First utilized in Europe, congestion pricing is where the toll varies based on the time of day and how many people use the toll lanes. The price goes up in peak hours and lower in off-peak hours, but it can also go up in real time during the morning and evening commute if the government deems too many cars are in the toll lanes and the traffic slows below an artificially set threshold - usually 50 MPH. It's not meant to solve congestion, but manipulate it for profit.

So it’s the ultimate government control over your freedom to travel by essentially ‘managing’ traffic and speeds through punitive taxation, hence the term ‘managed lanes.’ This runaway tax scheme was implemented in December in the DFW area on Interstate 635 toll lanes, which are controlled and operated by Spain-based Cintra.
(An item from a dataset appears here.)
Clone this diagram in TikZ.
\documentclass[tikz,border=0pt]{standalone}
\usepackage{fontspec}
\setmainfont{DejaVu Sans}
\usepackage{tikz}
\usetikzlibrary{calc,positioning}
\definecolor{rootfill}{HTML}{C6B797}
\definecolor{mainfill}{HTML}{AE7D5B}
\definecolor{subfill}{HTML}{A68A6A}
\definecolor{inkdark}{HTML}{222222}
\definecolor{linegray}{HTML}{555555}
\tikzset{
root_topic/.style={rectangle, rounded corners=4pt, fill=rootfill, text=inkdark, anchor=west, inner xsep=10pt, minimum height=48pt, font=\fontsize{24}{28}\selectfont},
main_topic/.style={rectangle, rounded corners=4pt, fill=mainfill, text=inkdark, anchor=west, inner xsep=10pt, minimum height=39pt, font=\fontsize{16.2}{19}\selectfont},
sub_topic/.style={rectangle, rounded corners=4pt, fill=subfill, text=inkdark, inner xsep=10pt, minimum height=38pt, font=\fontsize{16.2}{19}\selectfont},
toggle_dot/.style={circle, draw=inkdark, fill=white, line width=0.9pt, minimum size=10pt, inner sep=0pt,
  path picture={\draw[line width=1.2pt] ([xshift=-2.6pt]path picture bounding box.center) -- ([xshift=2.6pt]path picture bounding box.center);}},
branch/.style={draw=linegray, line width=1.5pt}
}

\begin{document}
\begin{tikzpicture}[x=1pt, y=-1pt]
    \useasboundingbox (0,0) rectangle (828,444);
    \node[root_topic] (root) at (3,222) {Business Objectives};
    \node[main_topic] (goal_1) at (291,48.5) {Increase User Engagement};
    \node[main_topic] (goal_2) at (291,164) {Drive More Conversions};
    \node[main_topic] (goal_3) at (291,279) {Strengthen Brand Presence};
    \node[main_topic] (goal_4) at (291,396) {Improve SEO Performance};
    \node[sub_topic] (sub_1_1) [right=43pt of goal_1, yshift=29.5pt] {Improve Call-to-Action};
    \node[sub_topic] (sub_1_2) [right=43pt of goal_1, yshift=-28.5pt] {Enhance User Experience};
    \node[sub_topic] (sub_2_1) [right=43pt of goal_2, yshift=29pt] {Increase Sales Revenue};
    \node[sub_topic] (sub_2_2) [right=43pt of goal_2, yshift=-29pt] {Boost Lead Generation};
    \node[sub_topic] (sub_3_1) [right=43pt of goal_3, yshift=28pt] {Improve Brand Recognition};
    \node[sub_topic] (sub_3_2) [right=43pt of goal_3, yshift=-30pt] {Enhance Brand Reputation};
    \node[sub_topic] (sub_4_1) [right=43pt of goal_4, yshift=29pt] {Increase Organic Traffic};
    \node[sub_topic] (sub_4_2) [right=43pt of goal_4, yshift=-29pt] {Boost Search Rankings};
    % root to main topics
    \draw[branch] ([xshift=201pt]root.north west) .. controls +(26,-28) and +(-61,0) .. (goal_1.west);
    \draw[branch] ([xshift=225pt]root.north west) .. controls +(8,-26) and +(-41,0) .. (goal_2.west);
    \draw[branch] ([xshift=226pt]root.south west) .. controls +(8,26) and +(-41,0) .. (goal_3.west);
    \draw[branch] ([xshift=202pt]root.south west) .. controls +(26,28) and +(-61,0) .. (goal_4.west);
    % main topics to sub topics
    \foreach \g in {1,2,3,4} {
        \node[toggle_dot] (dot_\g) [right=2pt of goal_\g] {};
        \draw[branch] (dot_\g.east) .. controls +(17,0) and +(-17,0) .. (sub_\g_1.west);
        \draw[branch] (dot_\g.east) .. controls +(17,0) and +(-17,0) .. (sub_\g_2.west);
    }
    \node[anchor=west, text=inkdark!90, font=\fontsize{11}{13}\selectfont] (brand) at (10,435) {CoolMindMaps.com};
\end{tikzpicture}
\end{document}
Interstate 10 will have two new toll lanes added from Loop 1604 to Ralph Fair Road, and when a real interchange with direct connect ramps finally gets built at Loop 1604, it’ll be tolled, too under this scheme. Loop 1604 will eventually have added toll lanes around the entire loop in Bexar County. Texas State Rep. Jose Menendez (D- San Antonio) insisted Loop 1604 West be completed as a controlled access freeway with four non-toll lanes before toll lanes are added. By contrast, State Senator Donna Campbell, Rep. Lyle Larson, and Com. Kevin Wolff who represent the 281 corridor, are allowing two existing FREEway lanes on US 281 to be converted into toll-HOV transit lanes (from Loop 1604 to Marshall Rd.) and all existing freeway lanes north of Marshall Rd. into toll lanes.

Congestion plan?
On US 281, the four remaining non-toll lanes will end at Marshall Rd. creating a massive bottleneck as freeway traffic escaping the toll lanes will be forced onto frontage roads, which will undoubtedly clog the non-toll freeway lanes for miles. The ‘Mobility Plan’ is more like a congestion plan. The SH 130 tollway (to bypass I-35 traffic between San Antonio and Austin) is so underutilized and below traffic projections that it’s expected to default by June of this year. Texans can’t afford these toll taxes, so the plan to toll San Antonio to death is likely to fail and result in congested free lanes for our lifetimes.
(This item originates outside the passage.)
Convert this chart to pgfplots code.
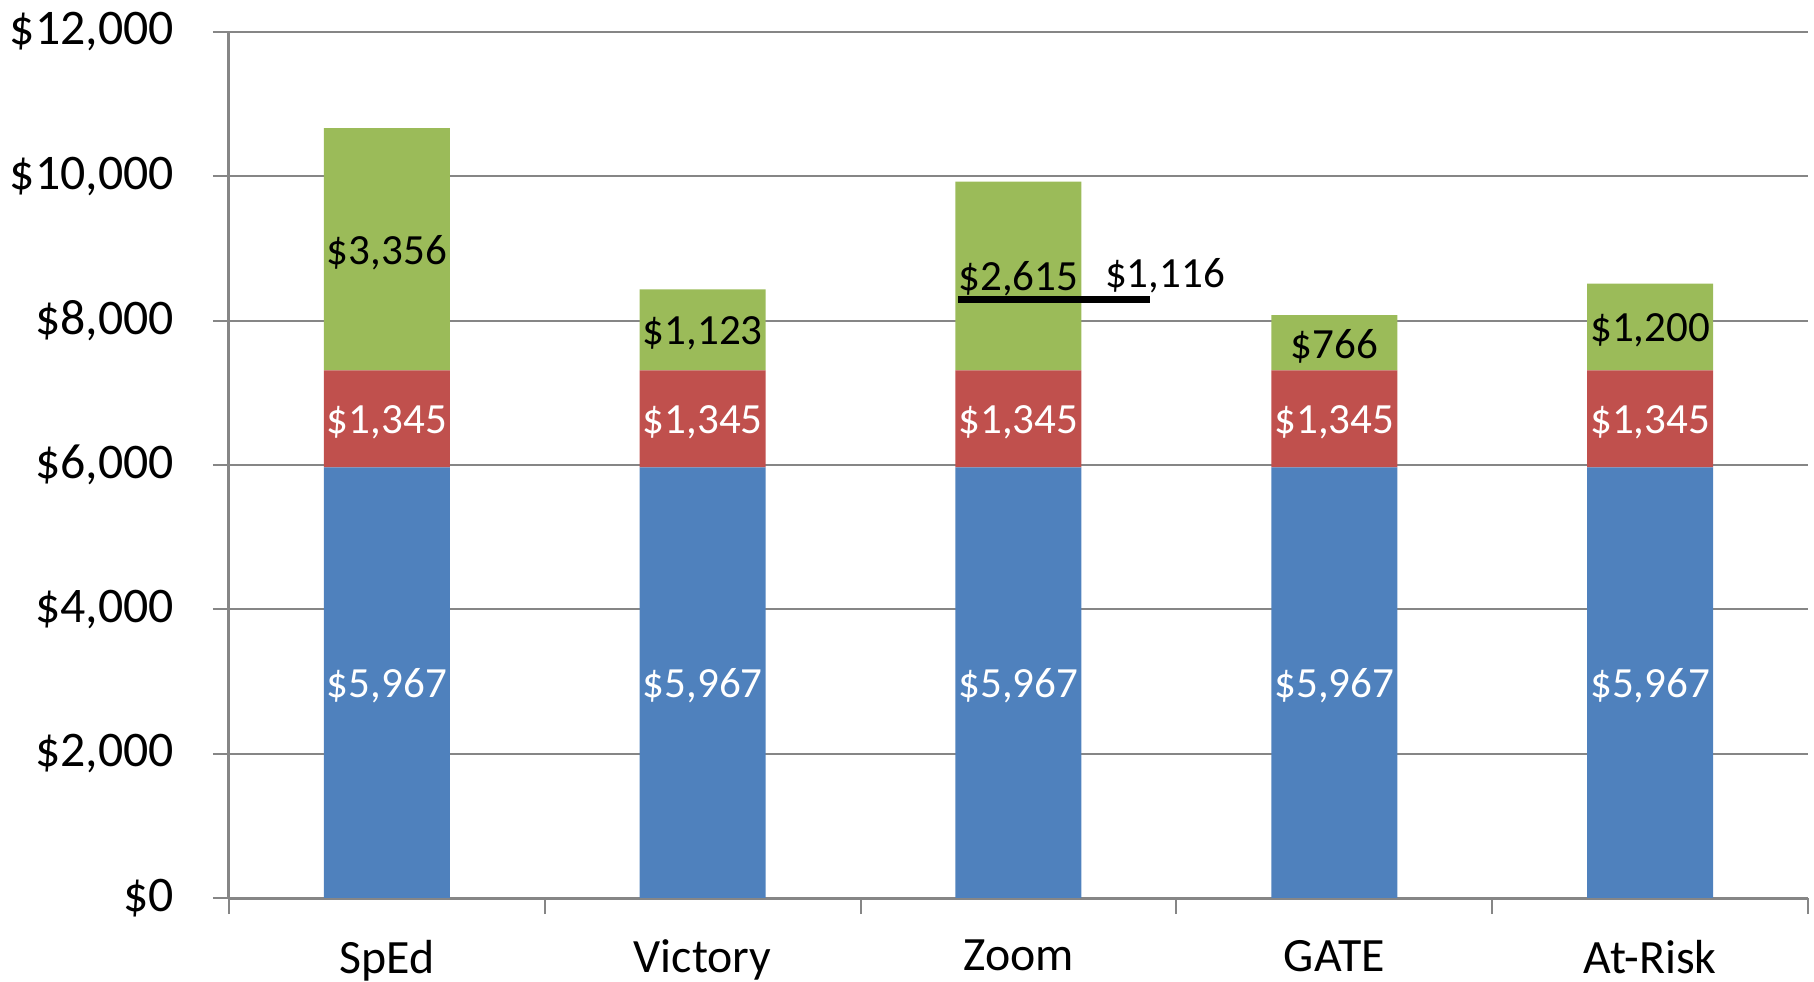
\documentclass[border=0pt]{standalone}
\usepackage{fontspec}
\setmainfont{Carlito}
\usepackage{pgfplots}
\pgfplotsset{compat=1.18}
\definecolor{cblue}{HTML}{4F81BD}
\definecolor{cred}{HTML}{C0504D}
\definecolor{cgreen}{HTML}{9BBB59}
\definecolor{axgray}{HTML}{868686}
\begin{document}
\begin{tikzpicture}
\begin{axis}[
  scale only axis, width=394.75bp, height=216.5bp,
  xmin=-0.5, xmax=4.5, ymin=0, ymax=12000,
  scaled y ticks=false,
  ybar stacked, bar width=31.5bp,
  axis lines*=left,
  axis line style={axgray, line width=0.75bp},
  ymajorgrids, grid style={axgray, line width=0.5bp},
  ytick={0,2000,4000,6000,8000,10000,12000},
  yticklabels={{\$0},{\$2,000},{\$4,000},{\$6,000},{\$8,000},{\$10,000},{\$12,000}},
  xtick={-0.5,0.5,1.5,2.5,3.5,4.5}, xticklabels={},
  extra x ticks={0,1,2,3,4},
  extra x tick labels={SpEd,Victory,Zoom,GATE,At-Risk},
  extra x tick style={major tick length=0pt},
  tick align=outside, major tick length=4bp,
  tick style={axgray, line width=0.5bp},
  y tick label style={font=\fontsize{12.5}{14}\selectfont, xshift=-6.3bp},
  x tick label style={font=\fontsize{12}{14}\selectfont, yshift=-7bp},
]
\addplot[fill=cblue, draw=none] coordinates {(0,5967) (1,5967) (2,5967) (3,5967) (4,5967)};
\addplot[fill=cred, draw=none] coordinates {(0,1345) (1,1345) (2,1345) (3,1345) (4,1345)};
\addplot[fill=cgreen, draw=none] coordinates {(0,3356) (1,1123) (2,2615) (3,766) (4,1200)};
\end{axis}
\begin{axis}[
  scale only axis, width=394.75bp, height=216.5bp,
  xmin=-0.5, xmax=4.5, ymin=0, ymax=12000,
  scaled y ticks=false,
  hide axis, clip=false,
]
\addplot[black, line width=1.8bp] coordinates {(1.81,8290) (2.416,8290)};
\addplot[draw=none, mark=none, nodes near coords, point meta=explicit symbolic,
  every node near coord/.append style={anchor=center, yshift=-0.8bp, text=white, font=\fontsize{10.8}{12}\selectfont}]
  coordinates {(0,2983.5)[\$5,967] (1,2983.5)[\$5,967] (2,2983.5)[\$5,967] (3,2983.5)[\$5,967] (4,2983.5)[\$5,967]
               (0,6639.5)[\$1,345] (1,6639.5)[\$1,345] (2,6639.5)[\$1,345] (3,6639.5)[\$1,345] (4,6639.5)[\$1,345]};
\addplot[draw=none, mark=none, nodes near coords, point meta=explicit symbolic,
  every node near coord/.append style={anchor=center, yshift=-0.8bp, text=black, font=\fontsize{10.8}{12}\selectfont}]
  coordinates {(0,8990)[\$3,356] (1,7873.5)[\$1,123] (2,8619.5)[\$2,615] (3,7695)[\$766] (4,7912)[\$1,200]
               (2.464,8662)[\$1,116]};
\end{axis}
\pgfresetboundingbox
\useasboundingbox (-57.25bp,-21bp) rectangle (396.25bp,224.5bp);
\end{tikzpicture}
\end{document}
Most toll financing agreements today require non-compete agreements that penalize or prohibit the expansion of free routes surrounding the toll lanes. Private toll bond investors know most of the these deals are financially risky, and they use non-competes as a way to guarantee they won’t lose money on the deal by, in essence, guaranteeing congestion on the free lanes.

Castro actually equated the addition of toll lanes across the north side as a “breakthrough boost” that will “significantly enhance the quality of life in San Antonio.”
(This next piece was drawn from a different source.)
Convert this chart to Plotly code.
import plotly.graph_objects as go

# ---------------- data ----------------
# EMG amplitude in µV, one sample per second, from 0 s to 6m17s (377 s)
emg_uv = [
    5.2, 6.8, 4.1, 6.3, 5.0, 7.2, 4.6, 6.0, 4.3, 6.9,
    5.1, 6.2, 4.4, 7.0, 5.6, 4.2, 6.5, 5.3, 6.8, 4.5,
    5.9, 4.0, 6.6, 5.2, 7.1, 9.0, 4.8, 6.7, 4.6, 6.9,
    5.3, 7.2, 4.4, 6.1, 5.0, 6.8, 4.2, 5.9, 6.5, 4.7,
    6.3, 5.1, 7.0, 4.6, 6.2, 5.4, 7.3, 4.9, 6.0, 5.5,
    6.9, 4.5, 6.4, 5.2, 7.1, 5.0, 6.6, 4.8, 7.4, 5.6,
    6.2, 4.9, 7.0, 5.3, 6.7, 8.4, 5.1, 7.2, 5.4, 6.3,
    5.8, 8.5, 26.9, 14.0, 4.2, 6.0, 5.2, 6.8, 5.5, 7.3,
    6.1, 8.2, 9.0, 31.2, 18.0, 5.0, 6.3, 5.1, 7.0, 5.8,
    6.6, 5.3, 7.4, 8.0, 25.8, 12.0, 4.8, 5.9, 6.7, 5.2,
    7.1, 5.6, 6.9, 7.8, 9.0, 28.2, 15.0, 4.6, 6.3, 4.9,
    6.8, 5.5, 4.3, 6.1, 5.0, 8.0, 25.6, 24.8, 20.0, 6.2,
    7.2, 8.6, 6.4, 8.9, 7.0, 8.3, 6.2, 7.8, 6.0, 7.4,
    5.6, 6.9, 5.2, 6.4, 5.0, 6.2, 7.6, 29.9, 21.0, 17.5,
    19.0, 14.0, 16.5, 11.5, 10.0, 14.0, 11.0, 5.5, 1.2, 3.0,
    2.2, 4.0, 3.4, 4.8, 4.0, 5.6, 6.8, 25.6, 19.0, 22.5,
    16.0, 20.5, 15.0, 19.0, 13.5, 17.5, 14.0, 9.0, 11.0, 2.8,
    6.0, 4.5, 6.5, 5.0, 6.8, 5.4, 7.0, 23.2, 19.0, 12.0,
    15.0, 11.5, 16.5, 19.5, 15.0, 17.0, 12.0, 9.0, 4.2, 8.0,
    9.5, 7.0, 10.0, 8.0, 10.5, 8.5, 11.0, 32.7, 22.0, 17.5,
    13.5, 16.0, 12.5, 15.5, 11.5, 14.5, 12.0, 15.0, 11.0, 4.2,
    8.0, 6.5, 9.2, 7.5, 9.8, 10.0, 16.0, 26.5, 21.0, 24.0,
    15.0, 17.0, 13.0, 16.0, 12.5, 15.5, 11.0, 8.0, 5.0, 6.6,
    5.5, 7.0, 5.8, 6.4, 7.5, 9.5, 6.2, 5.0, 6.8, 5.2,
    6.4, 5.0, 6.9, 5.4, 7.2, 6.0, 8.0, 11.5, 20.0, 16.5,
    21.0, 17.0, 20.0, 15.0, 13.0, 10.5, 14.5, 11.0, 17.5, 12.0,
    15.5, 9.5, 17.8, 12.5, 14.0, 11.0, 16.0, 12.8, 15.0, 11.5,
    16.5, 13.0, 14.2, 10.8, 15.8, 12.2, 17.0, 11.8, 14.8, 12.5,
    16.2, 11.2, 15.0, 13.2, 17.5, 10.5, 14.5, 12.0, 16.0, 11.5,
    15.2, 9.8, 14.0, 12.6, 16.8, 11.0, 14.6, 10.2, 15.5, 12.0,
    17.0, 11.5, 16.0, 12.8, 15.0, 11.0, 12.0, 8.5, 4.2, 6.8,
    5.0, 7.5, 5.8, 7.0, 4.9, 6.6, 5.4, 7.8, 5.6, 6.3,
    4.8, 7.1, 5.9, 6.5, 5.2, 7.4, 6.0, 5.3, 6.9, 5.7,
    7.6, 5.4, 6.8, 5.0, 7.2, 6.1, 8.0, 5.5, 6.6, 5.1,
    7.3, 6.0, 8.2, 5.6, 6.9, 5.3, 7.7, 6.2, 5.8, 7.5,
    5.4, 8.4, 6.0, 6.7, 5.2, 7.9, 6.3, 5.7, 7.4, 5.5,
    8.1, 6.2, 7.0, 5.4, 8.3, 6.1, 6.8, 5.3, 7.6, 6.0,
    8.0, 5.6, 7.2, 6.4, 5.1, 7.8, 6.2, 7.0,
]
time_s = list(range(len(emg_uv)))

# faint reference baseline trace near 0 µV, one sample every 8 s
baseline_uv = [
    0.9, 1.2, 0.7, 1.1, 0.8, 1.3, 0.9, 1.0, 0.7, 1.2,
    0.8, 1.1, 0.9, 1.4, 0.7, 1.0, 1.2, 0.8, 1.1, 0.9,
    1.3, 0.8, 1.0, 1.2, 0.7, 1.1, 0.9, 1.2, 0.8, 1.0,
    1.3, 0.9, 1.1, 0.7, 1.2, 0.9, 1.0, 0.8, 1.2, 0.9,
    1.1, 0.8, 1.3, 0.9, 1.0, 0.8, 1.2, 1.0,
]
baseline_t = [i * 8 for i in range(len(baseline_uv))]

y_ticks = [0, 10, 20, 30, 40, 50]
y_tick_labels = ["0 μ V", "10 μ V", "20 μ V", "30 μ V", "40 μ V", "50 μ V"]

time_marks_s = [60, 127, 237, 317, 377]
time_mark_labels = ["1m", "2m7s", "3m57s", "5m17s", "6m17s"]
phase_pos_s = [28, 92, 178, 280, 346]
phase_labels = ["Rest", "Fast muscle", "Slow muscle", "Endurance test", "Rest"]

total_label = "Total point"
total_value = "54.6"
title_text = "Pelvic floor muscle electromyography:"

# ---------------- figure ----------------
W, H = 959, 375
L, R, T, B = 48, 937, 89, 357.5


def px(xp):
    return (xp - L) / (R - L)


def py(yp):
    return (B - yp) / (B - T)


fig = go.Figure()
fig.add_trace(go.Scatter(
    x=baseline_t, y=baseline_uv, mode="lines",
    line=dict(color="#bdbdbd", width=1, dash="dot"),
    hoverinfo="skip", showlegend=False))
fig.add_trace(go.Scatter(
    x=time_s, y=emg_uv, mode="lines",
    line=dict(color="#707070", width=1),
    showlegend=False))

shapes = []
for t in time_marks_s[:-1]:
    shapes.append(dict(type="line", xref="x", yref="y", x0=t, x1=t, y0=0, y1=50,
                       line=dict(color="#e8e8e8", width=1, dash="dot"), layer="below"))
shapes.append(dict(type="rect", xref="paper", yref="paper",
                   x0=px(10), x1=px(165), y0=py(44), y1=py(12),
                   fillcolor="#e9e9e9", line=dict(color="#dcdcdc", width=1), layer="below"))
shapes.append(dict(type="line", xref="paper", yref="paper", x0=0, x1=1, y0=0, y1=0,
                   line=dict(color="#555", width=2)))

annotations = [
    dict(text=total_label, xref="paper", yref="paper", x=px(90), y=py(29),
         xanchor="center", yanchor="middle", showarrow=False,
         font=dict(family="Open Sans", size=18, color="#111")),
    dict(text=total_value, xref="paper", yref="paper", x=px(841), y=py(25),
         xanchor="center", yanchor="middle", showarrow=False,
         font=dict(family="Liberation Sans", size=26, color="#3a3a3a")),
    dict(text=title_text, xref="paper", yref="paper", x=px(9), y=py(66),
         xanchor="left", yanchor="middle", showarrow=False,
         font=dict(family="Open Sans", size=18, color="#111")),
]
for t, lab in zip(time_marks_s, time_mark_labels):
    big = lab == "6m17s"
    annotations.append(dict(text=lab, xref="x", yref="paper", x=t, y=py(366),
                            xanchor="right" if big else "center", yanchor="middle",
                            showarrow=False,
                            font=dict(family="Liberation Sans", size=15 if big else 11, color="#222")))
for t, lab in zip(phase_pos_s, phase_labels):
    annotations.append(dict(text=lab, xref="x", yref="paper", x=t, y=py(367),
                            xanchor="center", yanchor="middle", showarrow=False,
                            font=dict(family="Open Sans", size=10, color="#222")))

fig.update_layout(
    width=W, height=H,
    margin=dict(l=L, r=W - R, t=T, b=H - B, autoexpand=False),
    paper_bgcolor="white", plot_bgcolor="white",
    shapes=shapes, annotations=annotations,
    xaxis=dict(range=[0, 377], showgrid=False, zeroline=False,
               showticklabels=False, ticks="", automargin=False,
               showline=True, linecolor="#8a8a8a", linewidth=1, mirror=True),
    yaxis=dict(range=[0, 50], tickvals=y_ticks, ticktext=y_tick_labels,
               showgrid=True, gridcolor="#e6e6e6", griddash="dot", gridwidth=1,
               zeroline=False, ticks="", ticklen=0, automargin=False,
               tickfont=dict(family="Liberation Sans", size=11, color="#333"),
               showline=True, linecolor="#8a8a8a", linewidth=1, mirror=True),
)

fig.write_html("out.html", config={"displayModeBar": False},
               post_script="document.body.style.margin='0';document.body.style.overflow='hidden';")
Former City Councilman and Toll authority Chairman John Clamp thanked local leaders for the having the “political fortitude” to make tolling San Antonio happen. They know toll roads are politically unpopular in San Antonio.

Locals still have final say
Houghton emphasized that local leaders wanted this ‘Mobility Plan’ and that if it doesn’t get approved at the local Metropolitan Planning Organization (MPO) that the plan ‘doesn’t happen.’ So take note, San Antonians, your local city council members and county commissioners who comprise and/or influence the MPO can stop this new tax from being implemented -- so can a new county judge. Since these politicians won’t allow a public vote on toll roads, despite Campbell running as anti-toll then voting for toll roads 4 out of 5 times in the Texas legislature and Castro promising he wouldn’t support toll roads without a public vote, it’s up to residents to make toll roads a referendum in their politicians’ next election.